== Directions for this task ==
Every entry that follows should be repeated exactly; drop the images.

· · ·

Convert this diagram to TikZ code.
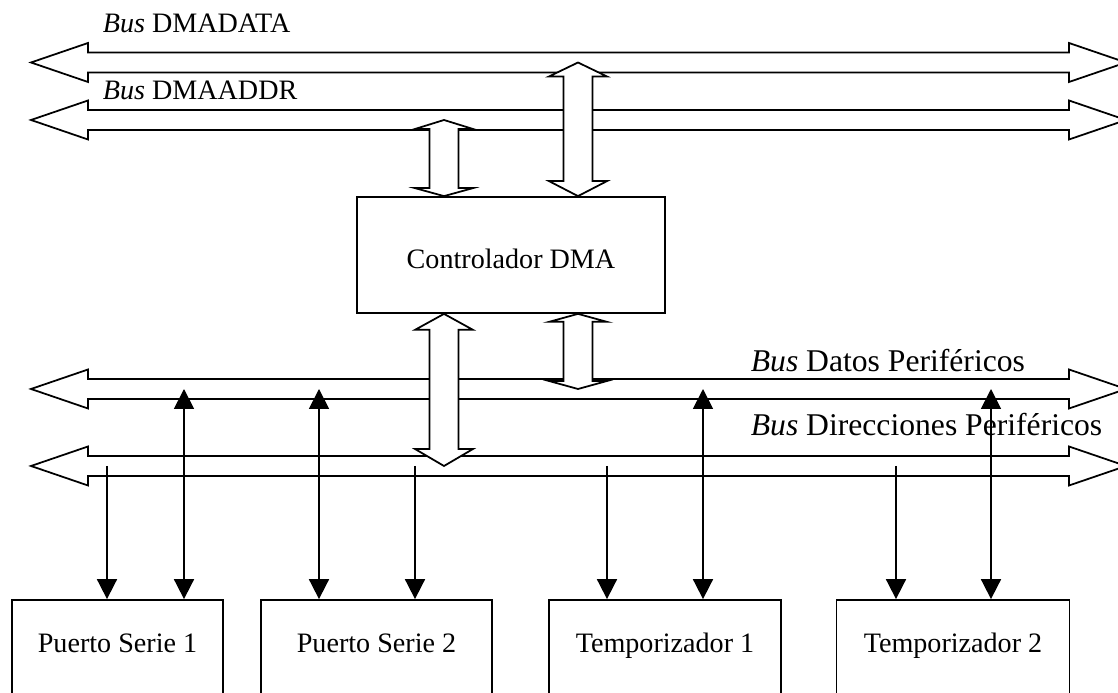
\documentclass[tikz,border=0pt]{standalone}
\usepackage{fontspec}
\setmainfont{Liberation Serif}
\usetikzlibrary{calc,arrows.meta}

% half shaft and half head of the horizontal buses
\newcommand{\sw}{0.2}
\newcommand{\hw}{0.39}
\newcommand{\hbus}[2]{
% bus as a wide double arrow across the page
\coordinate (#2) at (0,#1);
\filldraw[fill=white] ($(#2)+(0.62,0)$) -- ++(1.14,\hw) -- ++(0,\sw-\hw) --
            ++(19.62,0) -- ++(0,\hw-\sw) -- ++(1.14,-\hw) --
            ++(-1.14,-\hw) -- ++(0,\hw-\sw) -- ++(-19.62,0) -- ++(0,\sw-\hw) -- cycle;
}
% vertical block arrow: top point, bottom point, head lengths
\newcommand{\vbus}[4]{
\path (#1) coordinate (vt) (#2) coordinate (vb);
\filldraw[fill=white] (vt) -- ++(0.58,-#3) -- ++(-0.29,0) |- ($(vb)+(0.58,#4)$) --
            (vb) -- ++(-0.58,#4) -- ++(0.29,0) |- ($(vt)+(-0.58,-#3)$) -- cycle;
}
% address line down, data line both ways
\newcommand{\taps}[3]{
\draw[sig,->] ($(dir)+(#2,0)$) coordinate (#1a) -- (#1a |- #1.north);
\draw[sig,<->] ($(dat)+(#3,0)$) coordinate (#1d) -- (#1d |- #1.north);
}

\begin{document}
\begin{tikzpicture}[line width=1pt,
  font=\fontsize{16}{19}\selectfont,
  sig/.style={line width=1pt, >={Triangle[width=0.4cm,length=0.4cm]}},
  lbl/.style={anchor=base west, inner sep=0},
  big/.style={lbl, font=\fontsize{18}{21}\selectfont},
  periph/.style={draw, anchor=base, inner sep=0, text height=1.06cm, text depth=1.5cm}]
\path[use as bounding box] (0,0) rectangle (22.36,13.86);
\clip (0,0) rectangle (22.36,13.86);

% memory side buses
\hbus{12.61}{data}
\hbus{11.46}{addr}
% peripheral buses
\hbus{6.08}{dat}
\hbus{4.54}{dir}

\node[draw, fill=white, inner sep=0, minimum width=6.16cm,
      text height=1.44cm, text depth=0.88cm, anchor=base] (dma) at (10.22,8.48) {Controlador DMA};
\coordinate (xa) at ($(dma.center)+(-1.34,0)$);
\coordinate (xb) at ($(dma.center)+(1.34,0)$);

% links of the controller
\vbus{xa |- addr}{xa |- dma.north}{0.18}{0.16}
\vbus{xb |- data}{xb |- dma.north}{0.28}{0.3}
\vbus{xa |- dma.south}{xa |- dir}{0.32}{0.34}
\vbus{xb |- dma.south}{xb |- dat}{0.16}{0.16}

\node[lbl] (ldata) at (2.04,13.2) {\textit{Bus} DMADATA};
\node[lbl] (laddr) at (2.04,11.86) {\textit{Bus} DMAADDR};
\node[big] (ldat) at (15.0,6.42) {\textit{Bus} Datos Periféricos};
\node[big] (ldir) at (15.0,5.14) {\textit{Bus} Direcciones Periféricos};

% peripherals
\node[periph, minimum width=4.22cm] (ps1) at (2.35,0.8) {Puerto Serie 1};
\node[periph, minimum width=4.62cm] (ps2) at (7.53,0.8) {Puerto Serie 2};
\node[periph, minimum width=4.64cm] (tm1) at (13.3,0.8) {Temporizador 1};
\node[periph, minimum width=4.66cm] (tm2) at (19.06,0.8) {Temporizador 2};

\taps{ps1}{2.14}{3.68}
\taps{ps2}{8.30}{6.38}
\taps{tm1}{12.14}{14.06}
\taps{tm2}{17.92}{19.82}
\end{tikzpicture}
\end{document}
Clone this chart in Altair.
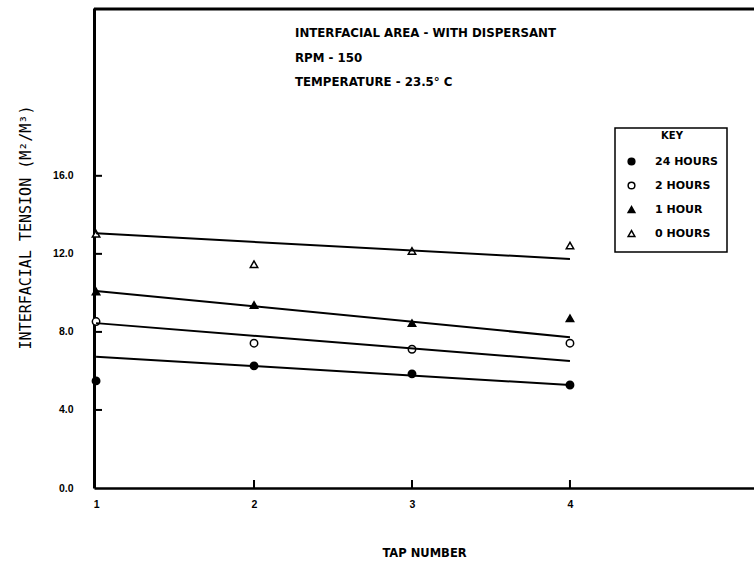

· · ·

== The result ==
Convert this diagram to TikZ code.
\documentclass[tikz,border=0pt]{standalone}
\usepackage{fontspec}
\setmainfont{Liberation Serif}
\usetikzlibrary{calc,arrows.meta}

% half shaft and half head of the horizontal buses
\newcommand{\sw}{0.2}
\newcommand{\hw}{0.39}
\newcommand{\hbus}[2]{
% bus as a wide double arrow across the page
\coordinate (#2) at (0,#1);
\filldraw[fill=white] ($(#2)+(0.62,0)$) -- ++(1.14,\hw) -- ++(0,\sw-\hw) --
            ++(19.62,0) -- ++(0,\hw-\sw) -- ++(1.14,-\hw) --
            ++(-1.14,-\hw) -- ++(0,\hw-\sw) -- ++(-19.62,0) -- ++(0,\sw-\hw) -- cycle;
}
% vertical block arrow: top point, bottom point, head lengths
\newcommand{\vbus}[4]{
\path (#1) coordinate (vt) (#2) coordinate (vb);
\filldraw[fill=white] (vt) -- ++(0.58,-#3) -- ++(-0.29,0) |- ($(vb)+(0.58,#4)$) --
            (vb) -- ++(-0.58,#4) -- ++(0.29,0) |- ($(vt)+(-0.58,-#3)$) -- cycle;
}
% address line down, data line both ways
\newcommand{\taps}[3]{
\draw[sig,->] ($(dir)+(#2,0)$) coordinate (#1a) -- (#1a |- #1.north);
\draw[sig,<->] ($(dat)+(#3,0)$) coordinate (#1d) -- (#1d |- #1.north);
}

\begin{document}
\begin{tikzpicture}[line width=1pt,
  font=\fontsize{16}{19}\selectfont,
  sig/.style={line width=1pt, >={Triangle[width=0.4cm,length=0.4cm]}},
  lbl/.style={anchor=base west, inner sep=0},
  big/.style={lbl, font=\fontsize{18}{21}\selectfont},
  periph/.style={draw, anchor=base, inner sep=0, text height=1.06cm, text depth=1.5cm}]
\path[use as bounding box] (0,0) rectangle (22.36,13.86);
\clip (0,0) rectangle (22.36,13.86);

% memory side buses
\hbus{12.61}{data}
\hbus{11.46}{addr}
% peripheral buses
\hbus{6.08}{dat}
\hbus{4.54}{dir}

\node[draw, fill=white, inner sep=0, minimum width=6.16cm,
      text height=1.44cm, text depth=0.88cm, anchor=base] (dma) at (10.22,8.48) {Controlador DMA};
\coordinate (xa) at ($(dma.center)+(-1.34,0)$);
\coordinate (xb) at ($(dma.center)+(1.34,0)$);

% links of the controller
\vbus{xa |- addr}{xa |- dma.north}{0.18}{0.16}
\vbus{xb |- data}{xb |- dma.north}{0.28}{0.3}
\vbus{xa |- dma.south}{xa |- dir}{0.32}{0.34}
\vbus{xb |- dma.south}{xb |- dat}{0.16}{0.16}

\node[lbl] (ldata) at (2.04,13.2) {\textit{Bus} DMADATA};
\node[lbl] (laddr) at (2.04,11.86) {\textit{Bus} DMAADDR};
\node[big] (ldat) at (15.0,6.42) {\textit{Bus} Datos Periféricos};
\node[big] (ldir) at (15.0,5.14) {\textit{Bus} Direcciones Periféricos};

% peripherals
\node[periph, minimum width=4.22cm] (ps1) at (2.35,0.8) {Puerto Serie 1};
\node[periph, minimum width=4.62cm] (ps2) at (7.53,0.8) {Puerto Serie 2};
\node[periph, minimum width=4.64cm] (tm1) at (13.3,0.8) {Temporizador 1};
\node[periph, minimum width=4.66cm] (tm2) at (19.06,0.8) {Temporizador 2};

\taps{ps1}{2.14}{3.68}
\taps{ps2}{8.30}{6.38}
\taps{tm1}{12.14}{14.06}
\taps{tm2}{17.92}{19.82}
\end{tikzpicture}
\end{document}
Clone this chart in Altair.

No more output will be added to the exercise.